Six trips down memory lane for Hong Kong music fans, as 2017 gig calendar kicks off in a wave of nostalgia
From thrash metal to folk to jazz, this year’s gig calendar starts with blasts from the past in the shape of concerts by Metallica, Journey, James Taylor, Tom Jones, Tangerine Dream and Chick Corea
Hong Kong’s musical landscape has changed dramatically in the past decade. While the city used to be nothing more than a stop on the nostalgia circuit, Hong Kong now plays host to a steady stream of big-name international acts, hot indie bands and the cream of the electronic music world.
Not in the first few months of this year, though. For the time being, it looks like we’re back where we used to be and the city again looks like a holiday stop-off for ageing white pop and rock stars looking to cash in on their past glories.
We fully expect shows by more current artists to be confirmed in the coming weeks, but if you want to relive your youth – or experience your parents’ record collection live in concert – here are the gigs you should be attending.
OK, so Metallica aren’t quite as old and as out of date as many other names on this list, but they are long past their prime and the reaction to their latest album, last year’s Hardwired … to Self-Destruct, wasn’t exactly rapturous. Still, this doesn’t seem to have mattered to their legions of local fans, who have been scrambling over tickets to this sold-out gig that will hopefully focus on material from the thrash metal legends’ heyday in the late 1980s and early 1990s.

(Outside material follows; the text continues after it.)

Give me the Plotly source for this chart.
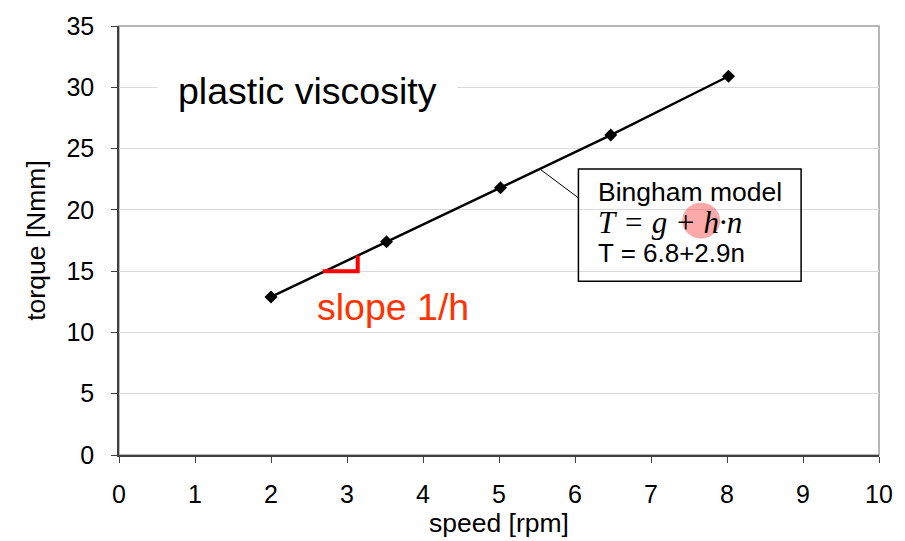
import plotly.graph_objects as go

speed = [2.0, 3.52, 5.02, 6.47, 8.02]
torque = [12.9, 17.4, 21.8, 26.1, 30.9]

x_ticks = list(range(0, 11))
y_ticks = list(range(0, 36, 5))

FONT = "Liberation Sans, Arial, sans-serif"

fig = go.Figure()
fig.add_trace(go.Scatter(
    x=speed, y=torque, mode="lines+markers",
    line=dict(color="black", width=2.5),
    marker=dict(symbol="diamond", size=10, color="black"),
    showlegend=False, hoverinfo="skip"))

fig.update_layout(
    width=905, height=541,
    margin=dict(l=119, r=25, t=23, b=85),
    plot_bgcolor="white", paper_bgcolor="white",
    font=dict(family=FONT, color="black"),
    xaxis=dict(range=[0, 10], tickvals=x_ticks, showgrid=False, zeroline=False,
               showline=True, linecolor="#404040", linewidth=1.5,
               ticks="outside", ticklen=6, tickcolor="#404040",
               tickfont=dict(size=25, family=FONT), ticklabelstandoff=10,
               title=dict(text="speed [rpm]", font=dict(size=26.5, family=FONT), standoff=3)),
    yaxis=dict(range=[0, 35], tickvals=y_ticks, showgrid=True, gridcolor="#d9d9d9", gridwidth=1,
               zeroline=False, showline=True, linecolor="#404040", linewidth=1.5,
               ticks="outside", ticklen=6, tickcolor="#404040",
               tickfont=dict(size=25, family=FONT), ticklabelstandoff=12,
               title=dict(text="torque [Nmm]", font=dict(size=26.5, family=FONT), standoff=13)),
)

shapes = [
    dict(type="rect", xref="paper", yref="paper", x0=0, x1=1, y0=0, y1=1,
         line=dict(color="#a0a0a0", width=1.5), layer="below"),
    dict(type="circle", xref="x", yref="y", x0=7.41, x1=7.91, y0=17.66, y1=20.58,
         fillcolor="rgba(245,50,50,0.42)", line=dict(width=0), layer="above"),
    dict(type="line", xref="x", yref="y", x0=5.545, y0=23.3, x1=6.045, y1=20.98,
         line=dict(color="black", width=1)),
    dict(type="rect", xref="x", yref="y", x0=6.045, x1=8.975, y0=14.18, y1=23.33,
         line=dict(color="black", width=1.5), fillcolor="rgba(0,0,0,0)"),
    dict(type="path", xref="x", yref="y",
         path="M 2.681 14.99 L 3.141 14.99 L 3.141 16.28",
         line=dict(color="#ff0000", width=4)),
]
fig.update_layout(shapes=shapes)

ann = [
    dict(x=2.484, y=29.73, text="plastic viscosity", showarrow=False,
         font=dict(size=37.5, family=FONT, color="black"),
         bgcolor="white", borderpad=20, xanchor="center", yanchor="middle"),
    dict(x=3.60, y=12.07, text="slope 1/h", showarrow=False,
         font=dict(size=37.5, family=FONT, color="#ff3300"),
         xanchor="center", yanchor="middle"),
    dict(x=6.28, y=21.47, text="Bingham model", showarrow=False,
         font=dict(size=26.5, family=FONT), xanchor="left", yanchor="middle"),
    dict(x=6.28, y=18.96,
         text="<i>T&nbsp;=&nbsp;g&nbsp;+&nbsp;h·n</i>",
         showarrow=False,
         font=dict(size=31, family="Liberation Serif, Times New Roman, serif"),
         xanchor="left", yanchor="middle"),
    dict(x=6.28, y=16.45, text="T = 6.8+2.9n", showarrow=False,
         font=dict(size=26, family=FONT), xanchor="left", yanchor="middle"),
]
for a in ann:
    a["xref"] = "x"
    a["yref"] = "y"
fig.update_layout(annotations=ann)

fig.write_html("out.html")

Jan 20, 8pm, AsiaWorld-Expo. Sold out.
With Hong Kong being such a magnet for nostalgia acts, it’s hard to believe next month’s gig by San Francisco soft rockers Journey will be their first concert in the city. While they peaked in the 1970s with stadium anthems such as Don’t Stop Believin’ and Any Way You Want It, the band were rejuvenated in 2007 when Filipino Arnel Pineda – who had previously had several stints fronting cover bands in Hong Kong – joined Journey as their new lead singer.
Feb 13, 8pm, Convention and Exhibition Centre, 1 Expo Drive, Wan Chai, HK$988, HK$1,288, HK Ticketing
In the early 1970s, James Taylor was the biggest name in folk music, and his hits such as Sweet Baby James and Carolina in My Mind were fixtures on AM radio stations worldwide. Then came his well-publicised descent into drug addiction and decades in the wilderness, but his fans have stuck with him through thick and thin. Taylor, 68, also deserves credit for cancelling a planned gig in Manila in protest against the country’s bloody war on drugs.
Feb 23, 8pm, Convention and Exhibition Centre, HK$488-HK$1,088, HK Ticketing
Almost a year after he cancelled a concert in the city due to his wife’s deteriorating health, the Welsh sex bomb will finally be making good on his promise to return to the city. The 76-year-old Jones, best known for the hits It’s Not Unusual, Delilah and What’s New Pussycat?, used to be regularly inundated with his female fans’ unmentionables when performing live – and we’re not saying it won’t happen next month, just that we hope it doesn’t.
Feb 25, Convention and Exhibition Centre, HK$688-HK$1,488, HK Ticketing and Tom Lee
This German collective were instrumental in the development of the avant-garde Krautrock movement in the late 1960s and early 1970s, but alienated many of their fans after moving in a new-age direction in the mid-1970s. Still, if you release more than 100 albums, not every one can be a classic. Tangerine Dream have survived the 2015 death of founder Edgar Froese and hopefully the Hong Kong concert will be a reminder of what made them a vital force.
Feb 26, 7pm, AC Hall, Baptist University, 224 Waterloo Rd, Kowloon, HK$280-HK$580, Cityline
It’s been a while since Hong Kong hosted a jazz performer on the scale of Chick Corea – we’re usually forced to endure regular visits by the likes of Kenny G. Corea is one of the greatest living jazz pianists and is associated with many of the genre’s main innovators such as Miles Davis and Herbie Hancock. Jazz purists may take issue with some of his work with the fusion outfit Return to Forever, but Corea played piano on Miles Davis’ landmark Bitches’ Brew album – and they didn’t.